» **Exercise goal**: The material below contains a line with "What Chart.js code" and a line with "const kGL = [3.421, 3.564, 3.707, 3.85, 3.992, 4.135, 4.278];". Copy exactly those two lines and all lines between them.

» **Provided information**:
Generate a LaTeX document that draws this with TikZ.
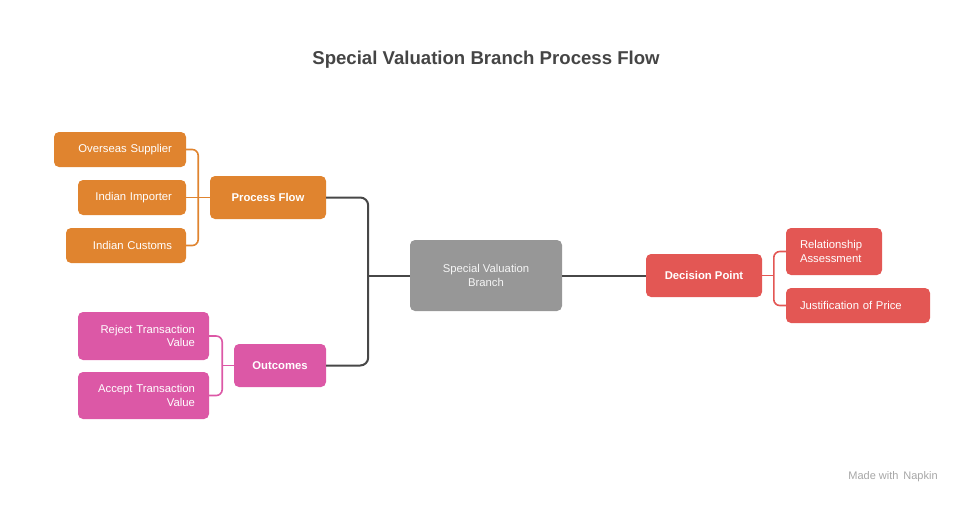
* * *
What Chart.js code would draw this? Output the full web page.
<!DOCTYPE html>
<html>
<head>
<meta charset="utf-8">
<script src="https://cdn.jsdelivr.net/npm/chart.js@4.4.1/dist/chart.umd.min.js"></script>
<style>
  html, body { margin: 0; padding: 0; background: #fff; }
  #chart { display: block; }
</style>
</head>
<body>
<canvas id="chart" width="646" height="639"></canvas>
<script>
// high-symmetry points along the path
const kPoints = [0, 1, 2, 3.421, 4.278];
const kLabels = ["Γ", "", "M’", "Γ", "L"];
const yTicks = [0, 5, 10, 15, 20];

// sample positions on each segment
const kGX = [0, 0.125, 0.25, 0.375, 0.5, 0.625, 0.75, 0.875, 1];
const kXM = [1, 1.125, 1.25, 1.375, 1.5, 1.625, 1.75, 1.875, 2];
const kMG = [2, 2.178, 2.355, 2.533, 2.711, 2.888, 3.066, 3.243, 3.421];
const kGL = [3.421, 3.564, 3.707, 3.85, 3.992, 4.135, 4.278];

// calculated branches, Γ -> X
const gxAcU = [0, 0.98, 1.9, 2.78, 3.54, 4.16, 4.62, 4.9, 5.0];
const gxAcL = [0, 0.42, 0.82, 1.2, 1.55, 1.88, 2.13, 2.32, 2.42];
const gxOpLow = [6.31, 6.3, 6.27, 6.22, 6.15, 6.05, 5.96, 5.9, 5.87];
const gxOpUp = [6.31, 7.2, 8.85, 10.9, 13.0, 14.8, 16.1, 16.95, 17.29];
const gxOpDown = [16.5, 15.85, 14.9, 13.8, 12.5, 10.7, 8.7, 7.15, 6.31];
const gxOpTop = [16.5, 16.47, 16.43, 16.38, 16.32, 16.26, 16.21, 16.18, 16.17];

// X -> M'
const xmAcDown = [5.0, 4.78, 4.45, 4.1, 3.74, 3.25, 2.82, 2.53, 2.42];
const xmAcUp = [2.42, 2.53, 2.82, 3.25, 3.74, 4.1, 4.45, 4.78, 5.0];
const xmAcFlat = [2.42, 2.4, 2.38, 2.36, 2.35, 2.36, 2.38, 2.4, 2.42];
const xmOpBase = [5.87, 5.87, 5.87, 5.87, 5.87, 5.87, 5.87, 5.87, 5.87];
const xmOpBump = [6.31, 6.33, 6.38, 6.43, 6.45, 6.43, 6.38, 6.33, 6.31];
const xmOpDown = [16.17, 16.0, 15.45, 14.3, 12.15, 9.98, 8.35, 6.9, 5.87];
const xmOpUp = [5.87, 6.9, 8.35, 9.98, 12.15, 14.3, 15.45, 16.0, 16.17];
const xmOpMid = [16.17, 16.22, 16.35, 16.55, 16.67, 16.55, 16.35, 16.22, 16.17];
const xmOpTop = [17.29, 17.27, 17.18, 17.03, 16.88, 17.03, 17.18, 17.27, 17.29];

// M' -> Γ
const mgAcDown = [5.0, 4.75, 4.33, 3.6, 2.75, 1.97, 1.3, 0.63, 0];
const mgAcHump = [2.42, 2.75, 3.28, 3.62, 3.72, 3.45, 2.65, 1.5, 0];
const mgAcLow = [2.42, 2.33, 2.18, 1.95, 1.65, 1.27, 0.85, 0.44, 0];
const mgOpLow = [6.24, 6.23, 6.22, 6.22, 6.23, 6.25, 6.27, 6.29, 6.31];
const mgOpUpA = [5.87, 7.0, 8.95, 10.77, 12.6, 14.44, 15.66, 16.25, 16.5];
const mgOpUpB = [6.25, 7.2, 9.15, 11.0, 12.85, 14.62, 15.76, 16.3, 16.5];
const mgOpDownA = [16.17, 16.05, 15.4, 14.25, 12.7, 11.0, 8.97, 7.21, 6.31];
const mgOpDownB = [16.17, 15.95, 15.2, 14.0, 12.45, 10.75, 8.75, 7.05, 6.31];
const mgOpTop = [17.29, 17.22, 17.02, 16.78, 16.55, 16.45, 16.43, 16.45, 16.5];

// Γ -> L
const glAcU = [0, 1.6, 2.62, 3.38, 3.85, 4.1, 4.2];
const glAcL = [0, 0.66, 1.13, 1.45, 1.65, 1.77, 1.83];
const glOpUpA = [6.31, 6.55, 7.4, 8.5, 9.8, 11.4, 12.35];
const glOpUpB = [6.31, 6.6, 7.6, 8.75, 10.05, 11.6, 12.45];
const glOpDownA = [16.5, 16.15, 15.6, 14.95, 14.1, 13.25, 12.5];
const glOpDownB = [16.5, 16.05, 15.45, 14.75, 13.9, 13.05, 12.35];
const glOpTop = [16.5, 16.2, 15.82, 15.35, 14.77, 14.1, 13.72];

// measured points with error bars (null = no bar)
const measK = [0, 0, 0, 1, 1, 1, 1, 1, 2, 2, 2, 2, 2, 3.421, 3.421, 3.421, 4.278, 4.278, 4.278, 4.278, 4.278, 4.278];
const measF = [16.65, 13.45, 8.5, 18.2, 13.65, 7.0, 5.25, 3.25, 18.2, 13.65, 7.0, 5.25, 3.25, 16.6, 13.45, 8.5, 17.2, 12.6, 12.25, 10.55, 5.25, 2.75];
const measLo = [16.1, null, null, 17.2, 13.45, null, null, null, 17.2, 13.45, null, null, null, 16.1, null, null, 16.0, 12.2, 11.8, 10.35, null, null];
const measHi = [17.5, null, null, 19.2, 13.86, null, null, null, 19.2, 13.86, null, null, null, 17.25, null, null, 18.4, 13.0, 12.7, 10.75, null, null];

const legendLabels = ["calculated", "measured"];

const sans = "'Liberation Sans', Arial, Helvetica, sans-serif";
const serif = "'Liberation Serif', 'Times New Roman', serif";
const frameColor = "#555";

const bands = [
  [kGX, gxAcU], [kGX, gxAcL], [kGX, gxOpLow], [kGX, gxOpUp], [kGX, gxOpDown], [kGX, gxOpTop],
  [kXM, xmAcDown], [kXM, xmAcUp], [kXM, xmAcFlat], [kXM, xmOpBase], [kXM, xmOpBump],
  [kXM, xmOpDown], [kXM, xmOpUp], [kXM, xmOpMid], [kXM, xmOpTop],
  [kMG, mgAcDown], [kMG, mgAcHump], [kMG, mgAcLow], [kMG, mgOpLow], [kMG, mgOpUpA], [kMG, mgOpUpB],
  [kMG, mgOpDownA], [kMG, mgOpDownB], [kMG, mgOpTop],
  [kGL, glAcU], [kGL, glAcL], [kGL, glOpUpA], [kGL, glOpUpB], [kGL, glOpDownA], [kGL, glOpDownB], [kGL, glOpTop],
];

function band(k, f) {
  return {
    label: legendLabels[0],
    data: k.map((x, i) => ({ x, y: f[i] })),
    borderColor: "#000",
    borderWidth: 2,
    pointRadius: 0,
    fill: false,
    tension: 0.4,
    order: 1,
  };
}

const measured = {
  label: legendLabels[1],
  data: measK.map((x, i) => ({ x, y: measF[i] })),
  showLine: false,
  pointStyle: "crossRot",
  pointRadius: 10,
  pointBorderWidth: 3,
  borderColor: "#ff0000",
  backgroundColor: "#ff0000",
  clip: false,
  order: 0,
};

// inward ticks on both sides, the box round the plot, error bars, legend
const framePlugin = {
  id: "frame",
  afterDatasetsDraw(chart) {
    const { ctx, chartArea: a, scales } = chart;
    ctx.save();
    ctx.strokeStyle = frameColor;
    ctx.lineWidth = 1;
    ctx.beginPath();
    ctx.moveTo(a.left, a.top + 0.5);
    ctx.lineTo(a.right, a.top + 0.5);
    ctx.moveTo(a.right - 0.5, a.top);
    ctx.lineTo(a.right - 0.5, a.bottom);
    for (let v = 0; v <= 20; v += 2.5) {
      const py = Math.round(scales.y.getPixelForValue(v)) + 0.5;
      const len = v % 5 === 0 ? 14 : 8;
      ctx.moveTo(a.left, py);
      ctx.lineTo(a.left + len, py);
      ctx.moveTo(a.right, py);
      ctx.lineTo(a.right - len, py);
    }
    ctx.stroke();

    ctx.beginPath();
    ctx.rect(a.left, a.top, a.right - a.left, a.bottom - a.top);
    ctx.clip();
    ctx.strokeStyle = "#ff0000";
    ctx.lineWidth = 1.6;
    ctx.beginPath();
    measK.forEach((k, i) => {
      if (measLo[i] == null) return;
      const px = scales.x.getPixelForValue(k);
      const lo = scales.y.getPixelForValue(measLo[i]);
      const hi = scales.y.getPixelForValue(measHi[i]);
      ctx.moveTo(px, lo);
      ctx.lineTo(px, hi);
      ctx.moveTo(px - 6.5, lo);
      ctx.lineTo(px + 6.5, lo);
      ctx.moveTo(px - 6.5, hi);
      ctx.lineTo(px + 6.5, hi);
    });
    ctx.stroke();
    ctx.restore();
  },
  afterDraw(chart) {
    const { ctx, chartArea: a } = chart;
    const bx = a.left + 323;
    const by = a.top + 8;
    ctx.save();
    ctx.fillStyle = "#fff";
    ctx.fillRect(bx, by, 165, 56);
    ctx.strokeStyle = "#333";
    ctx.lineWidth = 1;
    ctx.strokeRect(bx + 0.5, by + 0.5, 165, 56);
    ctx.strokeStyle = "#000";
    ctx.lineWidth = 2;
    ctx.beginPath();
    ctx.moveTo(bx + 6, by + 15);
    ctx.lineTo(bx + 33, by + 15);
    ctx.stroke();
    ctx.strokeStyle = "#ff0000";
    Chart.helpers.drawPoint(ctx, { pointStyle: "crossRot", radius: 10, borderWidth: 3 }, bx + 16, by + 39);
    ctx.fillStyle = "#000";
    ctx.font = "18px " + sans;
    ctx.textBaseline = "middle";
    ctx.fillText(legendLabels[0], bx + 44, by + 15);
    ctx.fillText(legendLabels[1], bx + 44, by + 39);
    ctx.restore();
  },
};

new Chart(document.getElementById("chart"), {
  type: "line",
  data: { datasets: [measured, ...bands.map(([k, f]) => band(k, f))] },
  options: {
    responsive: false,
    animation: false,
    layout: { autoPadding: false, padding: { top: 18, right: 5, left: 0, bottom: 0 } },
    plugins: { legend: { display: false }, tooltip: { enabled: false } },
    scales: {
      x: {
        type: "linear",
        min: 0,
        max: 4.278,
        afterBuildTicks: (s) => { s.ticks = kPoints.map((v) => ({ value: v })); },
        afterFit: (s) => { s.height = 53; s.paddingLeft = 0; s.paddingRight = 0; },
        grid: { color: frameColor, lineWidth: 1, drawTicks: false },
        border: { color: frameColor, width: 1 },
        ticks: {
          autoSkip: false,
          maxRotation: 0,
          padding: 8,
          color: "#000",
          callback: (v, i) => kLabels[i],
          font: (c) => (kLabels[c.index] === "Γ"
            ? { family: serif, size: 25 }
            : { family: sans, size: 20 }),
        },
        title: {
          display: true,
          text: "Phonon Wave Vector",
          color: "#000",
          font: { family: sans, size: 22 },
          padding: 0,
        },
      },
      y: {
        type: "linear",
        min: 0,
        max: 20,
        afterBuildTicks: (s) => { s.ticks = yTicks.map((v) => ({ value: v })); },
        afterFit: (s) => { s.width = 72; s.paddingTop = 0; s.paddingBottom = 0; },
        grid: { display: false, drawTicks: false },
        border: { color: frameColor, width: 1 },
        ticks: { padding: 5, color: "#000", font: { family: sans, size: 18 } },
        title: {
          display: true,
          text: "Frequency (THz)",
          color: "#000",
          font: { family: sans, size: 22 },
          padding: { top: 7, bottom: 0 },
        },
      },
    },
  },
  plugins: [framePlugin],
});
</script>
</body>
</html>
--
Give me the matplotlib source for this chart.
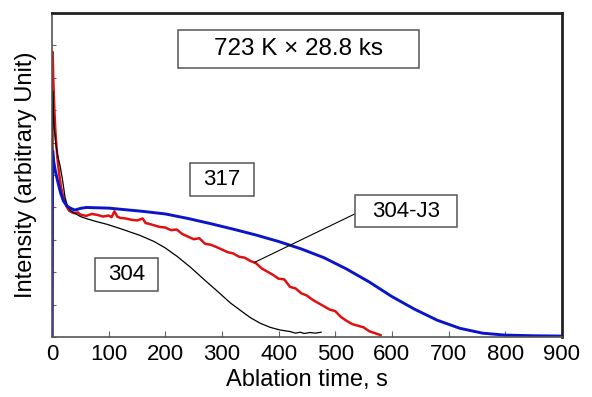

» **Output of the exercise**:
What Chart.js code would draw this? Output the full web page.
<!DOCTYPE html>
<html>
<head>
<meta charset="utf-8">
<script src="https://cdn.jsdelivr.net/npm/chart.js@4.4.1/dist/chart.umd.min.js"></script>
<style>
  html, body { margin: 0; padding: 0; background: #fff; }
  #chart { display: block; }
</style>
</head>
<body>
<canvas id="chart" width="646" height="639"></canvas>
<script>
// high-symmetry points along the path
const kPoints = [0, 1, 2, 3.421, 4.278];
const kLabels = ["Γ", "", "M’", "Γ", "L"];
const yTicks = [0, 5, 10, 15, 20];

// sample positions on each segment
const kGX = [0, 0.125, 0.25, 0.375, 0.5, 0.625, 0.75, 0.875, 1];
const kXM = [1, 1.125, 1.25, 1.375, 1.5, 1.625, 1.75, 1.875, 2];
const kMG = [2, 2.178, 2.355, 2.533, 2.711, 2.888, 3.066, 3.243, 3.421];
const kGL = [3.421, 3.564, 3.707, 3.85, 3.992, 4.135, 4.278];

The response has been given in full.